また、四月は庭で園芸家の滑稽なダンスを目撃できる月でもある。苗とシャベルを手に、ぶつぶつ独り言を言いながら、花壇に植えた苗を踏まないように、ロシアの踊り子のように片足をあげ、爪先でバランスを取って宙に浮かんだり、大股開きで蝶々か鶺鴒のように軽く地面を歩いたり、一平方インチの場所に全身の重みをかけ、傾斜する物体のあらゆる法則を無視して平均を保ちながら、あらゆるものを避けて、あらゆるところに手を届かせる。そのうえ、家人の物笑いにならないように、ある程度の体面を保とうと努力する。それだけの努力をしても、踏んでしまうときは踏んでしまうし、転ぶときは転ぶ。そして、憫笑を受けてしまう。

『園芸家12カ月』は、素人園芸家の滑稽な生態を活写しつつも、植物のサイクルに触れることが個の生命の超越に繋がることも語っている。
たとえ、二坪でも三坪でも自分の土地を持ち、そこに何かしら植物を植えている人は、確かに保守的になる。そういう人間は、数千年来の自然法則を頼りにしているからだ。どんな革命も、戦争も、主義も、その前では無力だ。

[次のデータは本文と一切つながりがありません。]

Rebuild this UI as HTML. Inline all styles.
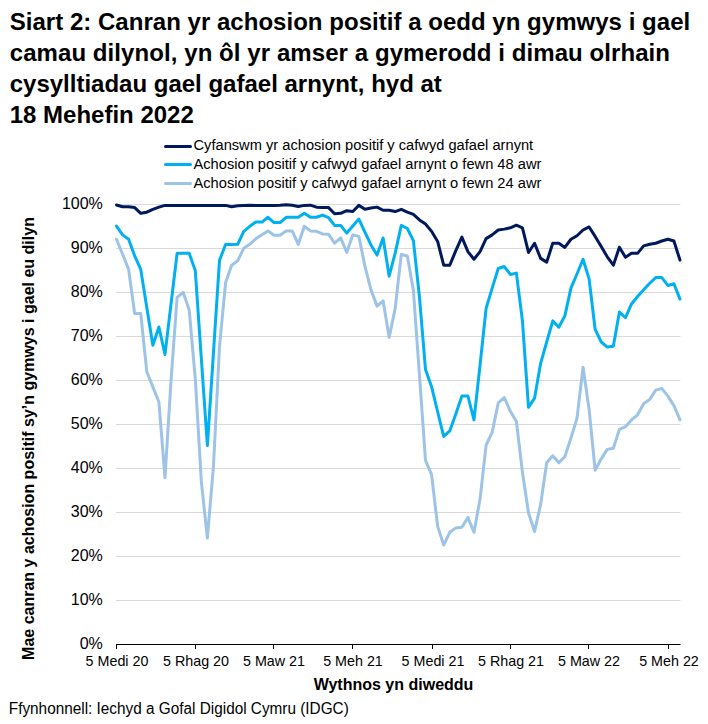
<!DOCTYPE html>
<html><head><meta charset="utf-8"><style>
html,body{margin:0;padding:0;background:#fff;}
svg{display:block;}
text{font-family:'Liberation Sans', sans-serif;fill:#000;}
</style></head><body>
<svg width="708" height="724" viewBox="0 0 708 724">
<rect width="708" height="724" fill="#fff"/>
<g font-size="24" font-weight="bold">
<text x="9.7" y="29.8" textLength="680.5">Siart 2: Canran yr achosion positif a oedd yn gymwys i gael</text>
<text x="9.7" y="60.6" textLength="660.3">camau dilynol, yn ôl yr amser a gymerodd i dimau olrhain</text>
<text x="9.7" y="91.5">cysylltiadau gael gafael arnynt, hyd at</text>
<text x="9.7" y="123">18 Mehefin 2022</text>
</g>
<g stroke-width="3" stroke-linecap="round">
<line x1="165.5" y1="146.5" x2="190.5" y2="146.5" stroke="#00185c"/>
<line x1="165.5" y1="164.5" x2="190.5" y2="164.5" stroke="#00b0f0"/>
<line x1="165.5" y1="183.5" x2="190.5" y2="183.5" stroke="#9dc3e6"/>
</g>
<g font-size="14.67">
<text x="193.5" y="150.3">Cyfanswm yr achosion positif y cafwyd gafael arnynt</text>
<text x="193.5" y="169">Achosion positif y cafwyd gafael arnynt o fewn 48 awr</text>
<text x="193.5" y="188">Achosion positif y cafwyd gafael arnynt o fewn 24 awr</text>
</g>
<g stroke="#d9d9d9" stroke-width="1"><line x1="116" y1="204.5" x2="680.5" y2="204.5"/><line x1="116" y1="248.5" x2="680.5" y2="248.5"/><line x1="116" y1="292.5" x2="680.5" y2="292.5"/><line x1="116" y1="336.5" x2="680.5" y2="336.5"/><line x1="116" y1="380.5" x2="680.5" y2="380.5"/><line x1="116" y1="424.5" x2="680.5" y2="424.5"/><line x1="116" y1="468.5" x2="680.5" y2="468.5"/><line x1="116" y1="512.5" x2="680.5" y2="512.5"/><line x1="116" y1="556.5" x2="680.5" y2="556.5"/><line x1="116" y1="600.5" x2="680.5" y2="600.5"/></g>
<g font-size="16" text-anchor="end"><text x="102.8" y="208.8">100%</text><text x="102.8" y="252.8">90%</text><text x="102.8" y="296.8">80%</text><text x="102.8" y="340.8">70%</text><text x="102.8" y="384.8">60%</text><text x="102.8" y="428.8">50%</text><text x="102.8" y="472.8">40%</text><text x="102.8" y="516.8">30%</text><text x="102.8" y="560.8">20%</text><text x="102.8" y="604.8">10%</text><text x="102.8" y="648.8">0%</text></g>
<g fill="none" stroke-width="3" stroke-linejoin="round" stroke-linecap="round">
<polyline points="116.50,239.26 122.56,254.22 128.62,269.40 134.68,313.62 140.74,313.62 146.80,371.70 152.85,386.88 158.91,402.06 164.97,477.74 171.03,380.50 177.09,297.34 183.15,292.28 189.21,310.10 195.27,378.30 201.33,481.70 207.38,538.02 213.44,466.30 219.50,346.40 225.56,282.82 231.62,265.22 237.68,260.82 243.74,248.28 249.80,244.32 255.86,238.82 261.92,234.86 267.98,230.90 274.03,235.30 280.09,235.30 286.15,230.90 292.21,230.90 298.27,244.32 304.33,226.28 310.39,230.90 316.45,231.34 322.51,233.98 328.56,234.20 334.62,243.22 340.68,237.94 346.74,252.46 352.80,234.86 358.86,236.40 364.92,266.10 370.98,289.86 377.04,306.14 383.10,300.86 389.16,337.38 395.21,308.34 401.27,254.44 407.33,255.98 413.39,290.30 419.45,375.22 425.51,460.36 431.57,474.66 437.63,526.36 443.69,545.06 449.75,532.30 455.80,527.90 461.86,527.24 467.92,517.56 473.98,532.30 480.04,499.30 486.10,445.18 492.16,432.42 498.22,402.94 504.28,397.66 510.34,411.30 516.39,421.42 522.45,472.24 528.51,512.94 534.57,531.42 540.63,504.36 546.69,462.78 552.75,455.74 558.81,462.78 564.87,456.62 570.92,438.14 576.98,418.34 583.04,367.30 589.10,409.54 595.16,470.26 601.22,458.82 607.28,449.36 613.34,448.26 619.40,429.34 625.46,426.70 631.51,419.88 637.57,414.82 643.63,403.82 649.69,399.42 655.75,390.18 661.81,388.42 667.87,396.12 673.93,405.58 679.99,419.88" stroke="#9dc3e6"/>
<polyline points="116.50,226.06 122.56,234.86 128.62,239.26 134.68,255.98 140.74,269.40 146.80,307.46 152.85,345.30 158.91,327.04 164.97,354.54 171.03,303.94 177.09,253.34 183.15,253.34 189.21,253.34 195.27,270.50 201.33,358.50 207.38,445.62 213.44,352.78 219.50,260.38 225.56,244.54 231.62,244.54 237.68,244.32 243.74,231.34 249.80,226.28 255.86,222.10 261.92,222.10 267.98,217.26 274.03,222.54 280.09,222.54 286.15,217.26 292.21,217.26 298.27,217.26 304.33,213.30 310.39,217.26 316.45,217.26 322.51,215.06 328.56,217.70 334.62,225.40 340.68,225.40 346.74,233.10 352.80,226.06 358.86,219.02 364.92,232.22 370.98,244.98 377.04,255.10 383.10,237.94 389.16,276.22 395.21,252.90 401.27,225.40 407.33,228.48 413.39,240.58 419.45,296.90 425.51,369.50 431.57,386.66 437.63,411.74 443.69,436.38 449.75,430.88 455.80,413.94 461.86,396.12 467.92,396.12 473.98,419.88 480.04,365.10 486.10,308.34 492.16,288.10 498.22,268.52 504.28,266.54 510.34,274.46 516.39,273.14 522.45,321.10 528.51,407.34 534.57,398.10 540.63,363.34 546.69,342.00 552.75,320.88 558.81,327.26 564.87,315.82 570.92,288.10 576.98,274.02 583.04,259.28 589.10,278.86 595.16,329.46 601.22,342.00 607.28,347.06 613.34,346.18 619.40,312.08 625.46,317.58 631.51,303.94 637.57,296.46 643.63,289.86 649.69,283.26 655.75,277.54 661.81,277.54 667.87,285.46 673.93,283.70 679.99,299.10" stroke="#00b0f0"/>
<polyline points="116.50,204.94 122.56,206.70 128.62,206.70 134.68,207.58 140.74,213.30 146.80,212.20 152.85,209.34 158.91,207.14 164.97,205.38 171.03,205.38 177.09,205.38 183.15,205.38 189.21,205.38 195.27,205.38 201.33,205.38 207.38,205.38 213.44,205.38 219.50,205.38 225.56,205.38 231.62,206.70 237.68,205.82 243.74,205.38 249.80,205.16 255.86,205.38 261.92,205.38 267.98,205.38 274.03,205.38 280.09,205.16 286.15,204.72 292.21,205.16 298.27,206.48 304.33,205.38 310.39,205.16 316.45,207.14 322.51,207.58 328.56,207.58 334.62,213.74 340.68,213.30 346.74,210.66 352.80,211.54 358.86,205.38 364.92,209.34 370.98,208.02 377.04,207.14 383.10,210.22 389.16,210.22 395.21,211.54 401.27,209.34 407.33,212.20 413.39,214.40 419.45,219.90 425.51,224.08 431.57,231.34 437.63,241.46 443.69,265.22 449.75,265.22 455.80,250.70 461.86,237.06 467.92,251.58 473.98,259.28 480.04,251.58 486.10,238.60 492.16,234.86 498.22,230.02 504.28,229.14 510.34,227.82 516.39,225.18 522.45,227.82 528.51,252.46 534.57,243.22 540.63,258.40 546.69,262.14 552.75,243.22 558.81,243.22 564.87,247.40 570.92,239.26 576.98,235.74 583.04,230.02 589.10,226.94 595.16,236.40 601.22,246.52 607.28,256.86 613.34,265.22 619.40,247.18 625.46,257.30 631.51,253.34 637.57,253.34 643.63,245.86 649.69,244.32 655.75,243.22 661.81,241.02 667.87,239.26 673.93,241.02 679.99,260.16" stroke="#00185c"/>
</g>
<g stroke="#000" stroke-width="1"><line x1="116" y1="644.5" x2="680.5" y2="644.5"/><line x1="116.5" y1="644" x2="116.5" y2="649"/><line x1="195.5" y1="644" x2="195.5" y2="649"/><line x1="273.5" y1="644" x2="273.5" y2="649"/><line x1="352.5" y1="644" x2="352.5" y2="649"/><line x1="432.5" y1="644" x2="432.5" y2="649"/><line x1="510.5" y1="644" x2="510.5" y2="649"/><line x1="588.5" y1="644" x2="588.5" y2="649"/><line x1="668.5" y1="644" x2="668.5" y2="649"/></g>
<g font-size="14.3" text-anchor="middle"><text x="117.0" y="666">5 Medi 20</text><text x="196.0" y="666">5 Rhag 20</text><text x="274.0" y="666">5 Maw 21</text><text x="353.0" y="666">5 Meh 21</text><text x="433.0" y="666">5 Medi 21</text><text x="511.0" y="666">5 Rhag 21</text><text x="589.0" y="666">5 Maw 22</text><text x="669.0" y="666">5 Meh 22</text></g>
<text x="393.5" y="690.3" font-size="16" font-weight="bold" text-anchor="middle">Wythnos yn diweddu</text>
<text transform="translate(34,438.5) rotate(-90)" font-size="16" font-weight="bold" text-anchor="middle">Mae canran y achosion positif sy’n gymwys i gael eu dilyn</text>
<text x="8.8" y="714" font-size="16" textLength="340" lengthAdjust="spacingAndGlyphs">Ffynhonnell: Iechyd a Gofal Digidol Cymru (IDGC)</text>
</svg>
</body></html>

“よく聞きたまえ、死などというものは、けっして存在しないのだ。眠りさえも存在しないのだ。わたしたちはただ、一つの季節から他の季節に育つだけだ。わたしたちは人生をあせってはならないのだ。人生は永遠なのだから。”

植物を、そして土を通して、永遠に触れる。
チャペックがこの本を執筆していたのは、1929年頃とされている。1918年に第一次世界大戦が終わって、チェコは独立を果たした。資本主義が発達するにつれて階級闘争が激しくなり、文学の方面でもプロレタリア文学が圧倒的にチェコを支配していた。チャペックも資本主義と軍国主義を批判しているが、彼自身はプロレタリア作家ではなかった。1933年にはナチス・ドイツが台頭し、1939年にはナチス・ドイツによってチェコスロバキアは解体された。
その動乱の世の中で、チャペックの園芸熱が衰えることはなかった。この一見暢気で滑稽な作品をチャペックがどんな気持ちで執筆していたのか…。社会問題に人一倍関心の高かったチャペックが、世情の影響を微塵も感じさせないこの作品を書き上げたことには驚きを禁じ得ない。その超然とした態度は何に由来するものなのだろうか?
世界が、個人の運命が抗うことの出来ない暴力によって捻じ曲げられる中で、チャペックは未来を信じていた。平穏な時期と変わらず、土を作り、害虫や雑草と格闘し、植物の生長を楽しみにしていた。来年の薔薇はもっと綺麗に咲くだろう。10年経ったらこの小さな唐檜が一本の木になるだろう。50年後にはこのシラカンバがどんなふうになるか、見たい。本物、肝心なものは未来にある。
自然という人知を超えたものに身を委ねていると、今がどんなに悲惨でも明けない夜は無いということを信じることが出来る。たとえ、その夜明けに自分の命が無かったとしても、自分の何かが未来に繋がるということを確信できる。
1939年3月15日、ドイツがプラハを占領した際に、ゲシュタポはチャペックを逮捕するためにチャペックの自宅に乗り込んだが、前年の12月に既に彼は死亡していた。嵐で荒れた庭の手入れをしたことが原因で風邪をひき、肺炎を拗らせたのだ。園芸の大好きだった彼が、それが元で命を落とし、寸でのところでナチスに捕まらずに済んだ。まるで、何か大きな存在に守られたかのようだ。しかし、兄のヨゼフは、強制収容所で死亡している。